Studio album by James Brown
- Released: December 1973
- Recorded: Early February 1973 – October 2, 1973
- Studios: Rodel Studios (Washington, D.C.); United Studios (Los Angeles, California); International Studios (Augusta, Georgie); Advantage Studios (New York City, New York);
- Genre: Funk
- Length: 72:52
- Labels: Polydor 3007
- Producer: James Brown

James Brown chronology
| Slaughter's Big Rip-Off (1973) | The Payback (1973) | Hell (1974) |

Singles from The Payback
- "Stoned to the Bone" Released: October 1973; "The Payback" Released: February 1974;

= The Payback =

The Payback is the 37th studio album by the American musician James Brown. Originally slated to serve as the soundtrack for the 1973 blaxploitation film Hell Up in Harlem, it was ultimately not used for that film and instead released as a separate album in December 1973 by Polydor Records.

The Payback is considered a high point in Brown's recording career, and is regarded by critics as a landmark funk album. Its revenge-themed title track, a #1 Billboard R&B hit, is one of Brown's most famous songs, and has been frequently sampled.

Professional ratings
Review scores
| Source | Rating |
| AllMusic | Star Half star |
| Robert Christgau | B+ |
| eMusic | Star |
| The Rolling Stone Album Guide | Star |

==Background==
A widely repeated story—including by James Brown himself—that Hell Up in Harlem director Larry Cohen rejected the album as "not funky enough" for the film is denied by Cohen. On the DVD commentary track for Cohen's Black Caesar (to which Hell Up in Harlem is a sequel), Cohen states that executives at American International Pictures were already unhappy with Brown for delivering songs much longer than expected on his Black Caesar and Slaughter's Big Rip-Off soundtracks and opted for a deal with Edwin Starr and Motown Records instead. Cohen said the absence of Brown's music from Harlem still "breaks [his] heart."

The Payback was a success, topping the Billboard Soul Albums chart for two weeks and peaking at number 34 on the Billboard 200 album chart. It was Brown's only studio album to be certified gold by the Recording Industry Association of America.

The Payback largely features cyclic funk grooves and extensive instrumental jamming, but it also contains the softer soul-based ballads "Doing the Best I Can" and "Forever Suffering".

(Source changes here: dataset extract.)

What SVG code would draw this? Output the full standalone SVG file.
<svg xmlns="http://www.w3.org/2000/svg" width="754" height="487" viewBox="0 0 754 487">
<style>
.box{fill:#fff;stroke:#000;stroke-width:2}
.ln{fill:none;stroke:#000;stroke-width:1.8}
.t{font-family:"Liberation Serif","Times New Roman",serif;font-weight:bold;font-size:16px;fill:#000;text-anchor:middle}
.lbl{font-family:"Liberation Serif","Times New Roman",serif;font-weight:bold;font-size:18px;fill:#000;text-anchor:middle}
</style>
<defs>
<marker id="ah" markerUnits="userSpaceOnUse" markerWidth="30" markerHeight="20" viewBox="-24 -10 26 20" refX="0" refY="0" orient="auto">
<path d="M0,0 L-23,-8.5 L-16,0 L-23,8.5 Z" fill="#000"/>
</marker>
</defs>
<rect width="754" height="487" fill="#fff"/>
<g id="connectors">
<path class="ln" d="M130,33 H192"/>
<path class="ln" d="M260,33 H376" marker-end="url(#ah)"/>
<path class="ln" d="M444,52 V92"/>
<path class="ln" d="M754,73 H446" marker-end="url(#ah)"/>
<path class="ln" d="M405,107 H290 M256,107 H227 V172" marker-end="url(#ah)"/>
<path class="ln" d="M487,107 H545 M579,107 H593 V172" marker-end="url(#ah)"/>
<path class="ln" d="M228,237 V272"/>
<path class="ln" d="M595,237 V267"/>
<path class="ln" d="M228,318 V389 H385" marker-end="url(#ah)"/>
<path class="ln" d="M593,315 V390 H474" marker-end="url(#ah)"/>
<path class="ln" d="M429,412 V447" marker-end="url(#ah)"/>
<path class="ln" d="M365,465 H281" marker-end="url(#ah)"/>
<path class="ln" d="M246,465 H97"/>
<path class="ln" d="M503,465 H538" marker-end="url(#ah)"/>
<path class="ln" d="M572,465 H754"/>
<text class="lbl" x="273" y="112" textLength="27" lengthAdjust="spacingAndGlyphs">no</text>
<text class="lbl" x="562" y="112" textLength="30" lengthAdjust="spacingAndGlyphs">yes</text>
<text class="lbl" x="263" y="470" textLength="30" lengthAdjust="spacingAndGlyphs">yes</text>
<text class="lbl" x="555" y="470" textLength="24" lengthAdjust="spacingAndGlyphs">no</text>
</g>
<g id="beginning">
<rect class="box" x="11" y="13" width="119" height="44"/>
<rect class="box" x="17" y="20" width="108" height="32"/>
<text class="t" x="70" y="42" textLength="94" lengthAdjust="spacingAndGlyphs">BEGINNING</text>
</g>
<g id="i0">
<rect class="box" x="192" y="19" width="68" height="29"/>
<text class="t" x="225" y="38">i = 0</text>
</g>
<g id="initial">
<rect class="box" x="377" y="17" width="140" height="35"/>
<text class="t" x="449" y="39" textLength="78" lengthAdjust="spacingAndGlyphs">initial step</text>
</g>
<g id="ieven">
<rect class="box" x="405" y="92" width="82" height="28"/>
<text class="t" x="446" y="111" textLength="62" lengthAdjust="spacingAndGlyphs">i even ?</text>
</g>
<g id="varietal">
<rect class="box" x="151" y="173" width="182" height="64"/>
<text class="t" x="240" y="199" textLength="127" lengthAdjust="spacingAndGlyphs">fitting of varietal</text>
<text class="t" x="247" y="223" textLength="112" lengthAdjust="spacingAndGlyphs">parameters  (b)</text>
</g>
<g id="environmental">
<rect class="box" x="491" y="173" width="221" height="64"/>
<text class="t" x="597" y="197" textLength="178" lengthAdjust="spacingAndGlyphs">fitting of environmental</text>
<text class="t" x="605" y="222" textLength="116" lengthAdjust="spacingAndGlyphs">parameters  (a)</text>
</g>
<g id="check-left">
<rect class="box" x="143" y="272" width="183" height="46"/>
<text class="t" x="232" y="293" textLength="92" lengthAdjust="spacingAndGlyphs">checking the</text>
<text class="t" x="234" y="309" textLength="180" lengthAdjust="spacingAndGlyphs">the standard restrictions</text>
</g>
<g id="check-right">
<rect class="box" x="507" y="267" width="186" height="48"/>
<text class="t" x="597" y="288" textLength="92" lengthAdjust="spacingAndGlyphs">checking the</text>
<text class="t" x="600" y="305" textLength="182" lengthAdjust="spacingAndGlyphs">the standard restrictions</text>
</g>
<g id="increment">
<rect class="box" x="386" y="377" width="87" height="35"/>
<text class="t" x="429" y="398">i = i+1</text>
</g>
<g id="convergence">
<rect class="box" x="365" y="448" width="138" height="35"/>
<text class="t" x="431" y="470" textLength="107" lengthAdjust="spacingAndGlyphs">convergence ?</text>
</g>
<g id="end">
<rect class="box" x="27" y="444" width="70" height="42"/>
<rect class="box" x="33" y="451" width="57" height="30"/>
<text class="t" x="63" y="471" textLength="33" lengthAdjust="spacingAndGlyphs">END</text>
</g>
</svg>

The album was reissued on CD in 1992 with liner notes by Alan Leeds.

==Track listing==

Side A
| No. | Title | Writer(s) | Length |
|---|---|---|---|
| 1. | "The Payback" | Brown, Wesley, John "Jabo" Starks | 7:39 |
| 2. | "Doing the Best I Can" |  | 7:42 |
| Total length: |  |  | 15:23 |

Side B
| No. | Title | Writer(s) | Length |
|---|---|---|---|
| 3. | "Take Some...Leave Some" |  | 8:33 |
| 4. | "Shoot Your Shot" | Brown | 8:09 |
| Total length: |  |  | 16:45 |

Side C
| No. | Title | Length |
|---|---|---|
| 5. | "Forever Suffering" | 5:52 |
| 6. | "Time Is Running out Fast" | 12:47 |
| Total length: |  | 18:41 |

Side D
| No. | Title | Writer(s) | Length |
|---|---|---|---|
| 7. | "Stone to the Bone" | Brown | 10:14 |
| 8. | "Mind Power" |  | 12:04 |
| Total length: |  |  | 22:27 |

==Personnel==
- James Brown – lead vocals, electric piano, electric organ
- Martha High – backing vocals
- Isiah "Ike" Oakley – trumpet
- Darryl "Hasaan" Jamison – trumpet
- Jerone "Jasaan" Sanford – trumpet
- Maceo Parker – alto saxophone, flute
- St. Clair Pinckney – tenor saxophone, flute
- Fred Wesley – trombone
- Jimmy Nolen – electric guitar
- Hearlon "Cheese" Martin – electric guitar
- Fred Thomas – bass guitar
- "Sweet" Charles Sherrell – bass guitar
- John Morgan – cabasa, tambourine, rainstick
- Johnny Griggs – congas
- John "Jabo" Starks – drums

==Charts==
Album – Billboard (North America)

| Year | Chart | Position |
|---|---|---|
| 1974 | Billboard Pop Albums | 34 |

==Certifications==

| Region | Certification | Certified units/sales |
| United States (RIAA) | Gold | 500,000^{^} |
^{^} Shipments figures based on certification alone.